Это надпись на памятнике жертвам Волынской резни в Польше. Но, знаете, каждое 1 сентября уже 19 лет я вспоминаю именно ее.
19 лет – это огромный срок. Особенно для трагедий, которые не то что стараются забыть, но, скажем, их не принято особо масштабно отмечать. Как итог – они тихо, но неуклонно становятся историей для тех, кому в 2004-м было совсем немного лет, или же для тех, кого вообще тогда не было. Примерно, как для меня – Великая Отечественная. С одной лишь разницей, что та война всегда была на слуху. Мы знали о ней если не все, то многое.
С Бесланом не так.
Беслан становится просто одним из многочисленных терактов, случившихся в России. Да, самым крупным, но всего одним из. И лично мне теперь очень трудно, если вообще возможно, говорить о нем с теми, кому меньше 30 лет.
Нет, безусловно, они знают, что тогда произошло. Но как убедительно рассказать о каменных лицах во Дворце культуры в ночь на третье сентября? Или об истошном женском крике во время заявления о трехстах заложниках? А какие слова надо подобрать, чтобы собеседник почувствовал сладковатый запах, о происхождении которого не хочется думать даже сейчас? Или о похоронных процессиях, образовавших очередь на новое кладбище? А об экскаваторах, роющих могилы?
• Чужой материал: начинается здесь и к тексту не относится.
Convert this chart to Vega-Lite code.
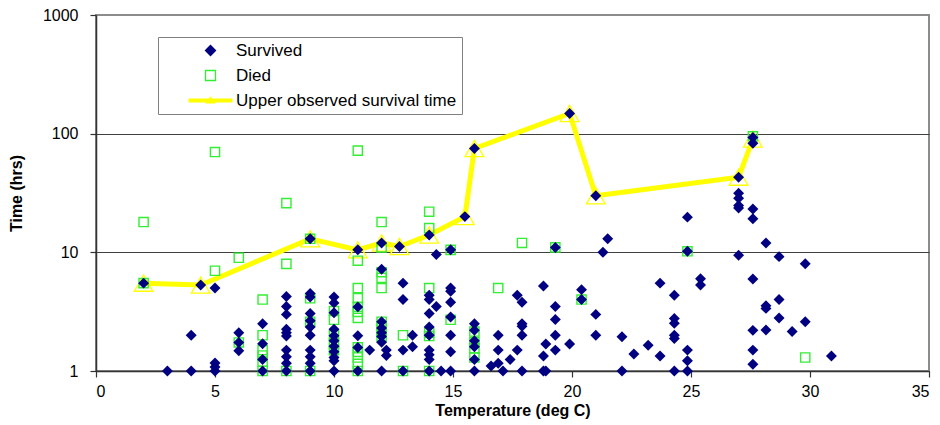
{
  "$schema": "https://vega.github.io/schema/vega-lite/v6.json",
  "width": 833,
  "height": 356,
  "autosize": "none",
  "padding": {"left": 96, "top": 15, "right": 11, "bottom": 54},
  "background": "white",
  "datasets": {
    "upper": [
      {"temp": 2, "time": 5.5}, {"temp": 4.4, "time": 5.3}, {"temp": 9, "time": 13}, {"temp": 11, "time": 10.5},
      {"temp": 12, "time": 12}, {"temp": 12.75, "time": 11.2}, {"temp": 14, "time": 14}, {"temp": 15.5, "time": 20},
      {"temp": 15.9, "time": 75}, {"temp": 19.9, "time": 148}, {"temp": 21, "time": 30}, {"temp": 27, "time": 43},
      {"temp": 27.6, "time": 90}
    ],
    "died": [
      {"temp": 2, "time": 18}, {"temp": 2, "time": 5.5},
      {"temp": 5, "time": 70}, {"temp": 5, "time": 7},
      {"temp": 6, "time": 9}, {"temp": 6, "time": 1.74},
      {"temp": 7, "time": 4}, {"temp": 7, "time": 2}, {"temp": 7, "time": 1.5}, {"temp": 7, "time": 1.35}, {"temp": 7, "time": 1.2}, {"temp": 7, "time": 1},
      {"temp": 8, "time": 26}, {"temp": 8, "time": 8}, {"temp": 8, "time": 1},
      {"temp": 9, "time": 13}, {"temp": 9, "time": 4.1}, {"temp": 9, "time": 2.6}, {"temp": 9, "time": 1},
      {"temp": 10, "time": 3.2}, {"temp": 10, "time": 2.7}, {"temp": 10, "time": 2}, {"temp": 10, "time": 1.7}, {"temp": 10, "time": 1.5},
      {"temp": 11, "time": 72}, {"temp": 11, "time": 8.5}, {"temp": 11, "time": 5}, {"temp": 11, "time": 4.1}, {"temp": 11, "time": 3.47}, {"temp": 11, "time": 3.15}, {"temp": 11, "time": 2.8}, {"temp": 11, "time": 1.58}, {"temp": 11, "time": 1.45}, {"temp": 11, "time": 1.3}, {"temp": 11, "time": 1.15}, {"temp": 11, "time": 1},
      {"temp": 12, "time": 18}, {"temp": 12, "time": 11}, {"temp": 12, "time": 6.8}, {"temp": 12, "time": 6.1}, {"temp": 12, "time": 5}, {"temp": 12, "time": 2.6}, {"temp": 12, "time": 2.35}, {"temp": 12, "time": 2.1}, {"temp": 12, "time": 1.95},
      {"temp": 12.9, "time": 2}, {"temp": 12.9, "time": 1},
      {"temp": 14, "time": 22}, {"temp": 14, "time": 16}, {"temp": 14, "time": 5}, {"temp": 14, "time": 2.1}, {"temp": 14, "time": 1.97}, {"temp": 14, "time": 1},
      {"temp": 14.9, "time": 10.5}, {"temp": 14.9, "time": 2.7},
      {"temp": 15.9, "time": 2.15}, {"temp": 15.9, "time": 1.75}, {"temp": 15.9, "time": 1.55}, {"temp": 15.9, "time": 1.3},
      {"temp": 16.9, "time": 5}, {"temp": 17.9, "time": 12}, {"temp": 19.3, "time": 11}, {"temp": 20.4, "time": 4},
      {"temp": 24.85, "time": 10.2}, {"temp": 27.6, "time": 95}, {"temp": 29.8, "time": 1.3}
    ],
    "survived": [
      {"temp": 2, "time": 5.5}, {"temp": 3, "time": 1}, {"temp": 4, "time": 2}, {"temp": 4, "time": 1}, {"temp": 4.4, "time": 5.3},
      {"temp": 5, "time": 5}, {"temp": 5, "time": 1.17}, {"temp": 5, "time": 1.08}, {"temp": 5, "time": 1},
      {"temp": 6, "time": 2.1}, {"temp": 6, "time": 1.74}, {"temp": 6, "time": 1.48},
      {"temp": 7, "time": 2.5}, {"temp": 7, "time": 1.7}, {"temp": 7, "time": 1.25}, {"temp": 7, "time": 1},
      {"temp": 8, "time": 4.25}, {"temp": 8, "time": 3.5}, {"temp": 8, "time": 3}, {"temp": 8, "time": 2.25}, {"temp": 8, "time": 2.1}, {"temp": 8, "time": 1.97}, {"temp": 8, "time": 1.5}, {"temp": 8, "time": 1.32}, {"temp": 8, "time": 1.16}, {"temp": 8, "time": 1},
      {"temp": 9, "time": 13}, {"temp": 9, "time": 4.5}, {"temp": 9, "time": 4.2}, {"temp": 9, "time": 3.05}, {"temp": 9, "time": 2.65}, {"temp": 9, "time": 2.35}, {"temp": 9, "time": 2}, {"temp": 9, "time": 1.5}, {"temp": 9, "time": 1.32}, {"temp": 9, "time": 1.16}, {"temp": 9, "time": 1},
      {"temp": 10, "time": 4.2}, {"temp": 10, "time": 3.75}, {"temp": 10, "time": 3.1}, {"temp": 10, "time": 2.25}, {"temp": 10, "time": 1.98}, {"temp": 10, "time": 1.8}, {"temp": 10, "time": 1.62}, {"temp": 10, "time": 1.45}, {"temp": 10, "time": 1.3}, {"temp": 10, "time": 1.22}, {"temp": 10, "time": 1},
      {"temp": 11, "time": 10.5}, {"temp": 11, "time": 3.47}, {"temp": 11, "time": 1.98}, {"temp": 11, "time": 1.58}, {"temp": 11, "time": 1},
      {"temp": 11.5, "time": 1.5},
      {"temp": 12, "time": 12}, {"temp": 12, "time": 7.2}, {"temp": 12, "time": 2.6}, {"temp": 12, "time": 2.3}, {"temp": 12, "time": 2.1}, {"temp": 12, "time": 1.95}, {"temp": 12, "time": 1.75}, {"temp": 12, "time": 1},
      {"temp": 12.2, "time": 1.5}, {"temp": 12.2, "time": 1.35},
      {"temp": 12.75, "time": 11.2},
      {"temp": 12.9, "time": 5.5}, {"temp": 12.9, "time": 4}, {"temp": 12.9, "time": 1.5}, {"temp": 12.9, "time": 1},
      {"temp": 13.3, "time": 2}, {"temp": 13.3, "time": 1.6},
      {"temp": 14, "time": 14}, {"temp": 14, "time": 4.35}, {"temp": 14, "time": 4}, {"temp": 14, "time": 3.05}, {"temp": 14, "time": 2.35}, {"temp": 14, "time": 2}, {"temp": 14, "time": 1.5}, {"temp": 14, "time": 1.37}, {"temp": 14, "time": 1.25}, {"temp": 14, "time": 1},
      {"temp": 14.3, "time": 9.6}, {"temp": 14.3, "time": 3.5}, {"temp": 14.5, "time": 1},
      {"temp": 14.9, "time": 10.5}, {"temp": 14.9, "time": 5}, {"temp": 14.9, "time": 4.7}, {"temp": 14.9, "time": 3.8}, {"temp": 14.9, "time": 2.85}, {"temp": 14.9, "time": 2}, {"temp": 14.9, "time": 1.45}, {"temp": 14.9, "time": 1},
      {"temp": 15.5, "time": 20},
      {"temp": 15.9, "time": 75}, {"temp": 15.9, "time": 2.5}, {"temp": 15.9, "time": 2.2}, {"temp": 15.9, "time": 1.8}, {"temp": 15.9, "time": 1.6}, {"temp": 15.9, "time": 1.25}, {"temp": 15.9, "time": 1},
      {"temp": 16.6, "time": 1.1}, {"temp": 16.9, "time": 2}, {"temp": 16.9, "time": 1.5}, {"temp": 16.9, "time": 1.16},
      {"temp": 17.1, "time": 1}, {"temp": 17.4, "time": 1.25}, {"temp": 17.7, "time": 4.35}, {"temp": 17.7, "time": 1.5},
      {"temp": 17.9, "time": 3.8}, {"temp": 17.9, "time": 2.5}, {"temp": 17.9, "time": 2.38}, {"temp": 17.9, "time": 2}, {"temp": 17.9, "time": 1},
      {"temp": 18.8, "time": 5.2}, {"temp": 18.8, "time": 1.34}, {"temp": 18.8, "time": 1}, {"temp": 18.9, "time": 1.69}, {"temp": 18.9, "time": 1},
      {"temp": 19.3, "time": 11}, {"temp": 19.3, "time": 3.5}, {"temp": 19.3, "time": 2.72}, {"temp": 19.3, "time": 2}, {"temp": 19.3, "time": 1.5},
      {"temp": 19.9, "time": 148}, {"temp": 19.9, "time": 1.69},
      {"temp": 20.4, "time": 4.85}, {"temp": 20.4, "time": 4},
      {"temp": 21, "time": 30}, {"temp": 21, "time": 3}, {"temp": 21, "time": 2},
      {"temp": 21.3, "time": 10}, {"temp": 21.5, "time": 13},
      {"temp": 22.1, "time": 1.94}, {"temp": 22.1, "time": 1}, {"temp": 22.6, "time": 1.39}, {"temp": 23.2, "time": 1.65},
      {"temp": 23.7, "time": 5.5}, {"temp": 23.7, "time": 1.34},
      {"temp": 24.3, "time": 4.35}, {"temp": 24.3, "time": 2.77}, {"temp": 24.3, "time": 2.52}, {"temp": 24.3, "time": 2}, {"temp": 24.3, "time": 1.88}, {"temp": 24.3, "time": 1},
      {"temp": 24.85, "time": 19.8}, {"temp": 24.85, "time": 10.2}, {"temp": 24.85, "time": 1.5}, {"temp": 24.85, "time": 1.22}, {"temp": 24.85, "time": 1},
      {"temp": 25.4, "time": 6}, {"temp": 25.4, "time": 5.3},
      {"temp": 27, "time": 43}, {"temp": 27, "time": 31.5}, {"temp": 27, "time": 28.6}, {"temp": 27, "time": 24.8}, {"temp": 27, "time": 23.6}, {"temp": 27, "time": 9.45},
      {"temp": 27.6, "time": 93}, {"temp": 27.6, "time": 83}, {"temp": 27.6, "time": 23.2}, {"temp": 27.6, "time": 19.2}, {"temp": 27.6, "time": 5.97}, {"temp": 27.6, "time": 2.2}, {"temp": 27.6, "time": 1.5}, {"temp": 27.6, "time": 1.14},
      {"temp": 28.15, "time": 12}, {"temp": 28.15, "time": 3.55}, {"temp": 28.15, "time": 3.37}, {"temp": 28.15, "time": 2.22},
      {"temp": 28.7, "time": 9.2}, {"temp": 28.7, "time": 4}, {"temp": 28.7, "time": 2.8},
      {"temp": 29.25, "time": 2.15}, {"temp": 29.8, "time": 8}, {"temp": 29.8, "time": 2.6}, {"temp": 30.9, "time": 1.34}
    ]
  },
  "encoding": {
    "x": {
      "field": "temp", "type": "quantitative",
      "scale": {"domain": [0, 35], "nice": false, "zero": false},
      "axis": {"title": "Temperature (deg C)", "values": [0, 5, 10, 15, 20, 25, 30, 35], "grid": false, "labelPadding": 6, "titlePadding": 3}
    },
    "y": {
      "field": "time", "type": "quantitative",
      "scale": {"type": "log", "domain": [1, 1000], "nice": false},
      "axis": {
        "title": "Time (hrs)", "values": [1, 10, 100, 1000], "format": "d", "grid": true,
        "gridColor": {"condition": {"test": "datum.value === 1000", "value": "#8c8c8c"}, "value": "#404040"},
        "gridWidth": 1, "labelPadding": 12, "titlePadding": 18
      }
    }
  },
  "layer": [
    {
      "data": {"name": "upper"},
      "mark": {"type": "line", "color": "#ffff00", "strokeWidth": 5, "clip": true}
    },
    {
      "data": {"name": "upper"},
      "mark": {"type": "point", "shape": "triangle-up", "filled": false, "stroke": "#ffff00", "strokeWidth": 1.3, "size": 350, "opacity": 1}
    },
    {
      "data": {"name": "died"},
      "mark": {"type": "point", "shape": "square", "filled": false, "stroke": "#33ee33", "strokeWidth": 1.4, "size": 85, "opacity": 1}
    },
    {
      "data": {"name": "survived"},
      "mark": {"type": "point", "filled": true, "size": 120, "opacity": 1, "strokeWidth": 0},
      "encoding": {
        "fill": {
          "datum": "Survived", "type": "nominal",
          "scale": {"domain": ["Survived", "Died", "Upper observed survival time"], "range": ["#000080", "transparent", "#ffff00"]},
          "legend": {
            "title": null, "orient": "none", "legendX": 62, "legendY": 22,
            "strokeColor": "#808080", "fillColor": "white", "padding": 5,
            "labelFont": "Liberation Sans", "labelFontSize": 17, "labelColor": "black", "labelLimit": 0,
            "symbolSize": 100, "symbolOffset": 39, "labelOffset": 17, "rowPadding": 7,
            "symbolStrokeWidth": 1.3, "symbolOpacity": 1
          }
        },
        "stroke": {
          "datum": "Survived", "type": "nominal",
          "scale": {"domain": ["Survived", "Died", "Upper observed survival time"], "range": ["#000080", "#33ee33", "transparent"]},
          "legend": {
            "title": null, "orient": "none", "legendX": 62, "legendY": 22,
            "strokeColor": "#808080", "fillColor": "white", "padding": 5,
            "labelFont": "Liberation Sans", "labelFontSize": 17, "labelColor": "black", "labelLimit": 0,
            "symbolSize": 100, "symbolOffset": 39, "labelOffset": 17, "rowPadding": 7,
            "symbolStrokeWidth": 1.3, "symbolOpacity": 1
          }
        },
        "shape": {
          "datum": "Survived", "type": "nominal",
          "scale": {"domain": ["Survived", "Died", "Upper observed survival time"], "range": ["diamond", "square", "M-4.4,-0.4L4.4,-0.4L4.4,0.4L-4.4,0.4Z M0,-0.85L1.05,0.6L-1.05,0.6Z M0,-0.5L-0.7,0.4L0.7,0.4Z"]},
          "legend": {
            "title": null, "orient": "none", "legendX": 62, "legendY": 22,
            "strokeColor": "#808080", "fillColor": "white", "padding": 5,
            "labelFont": "Liberation Sans", "labelFontSize": 17, "labelColor": "black", "labelLimit": 0,
            "symbolSize": 100, "symbolOffset": 39, "labelOffset": 17, "rowPadding": 7,
            "symbolStrokeWidth": 1.3, "symbolOpacity": 1
          }
        }
      }
    }
  ],
  "config": {
    "font": "Liberation Sans",
    "view": {"stroke": "#8c8c8c", "strokeWidth": 2},
    "axis": {
      "labelFont": "Liberation Sans", "labelFontSize": 16, "labelColor": "#000",
      "titleFont": "Liberation Sans", "titleFontSize": 16, "titleFontWeight": "bold", "titleColor": "#000",
      "domainColor": "#333333", "domainWidth": 1.5, "tickColor": "#333333", "tickSize": 6, "tickWidth": 1.2
    }
  }
}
Я не знаю, как это сделать. И вообще сомневаюсь, стоит ли.
Может быть, Беслан останется ноющей раной только для нас. Возможно, это даже будет правильно. Но когда он действительно уйдет в историю – станет возможным его повторение. Так всегда случается, когда самое страшное превращается в нечто невообразимое: оно оказывается ближе, чем можно было представить.
Поэтому каждое Первое сентября я повторяю эти слова:
«Боже, если я забуду о них, забудь и ты обо мне».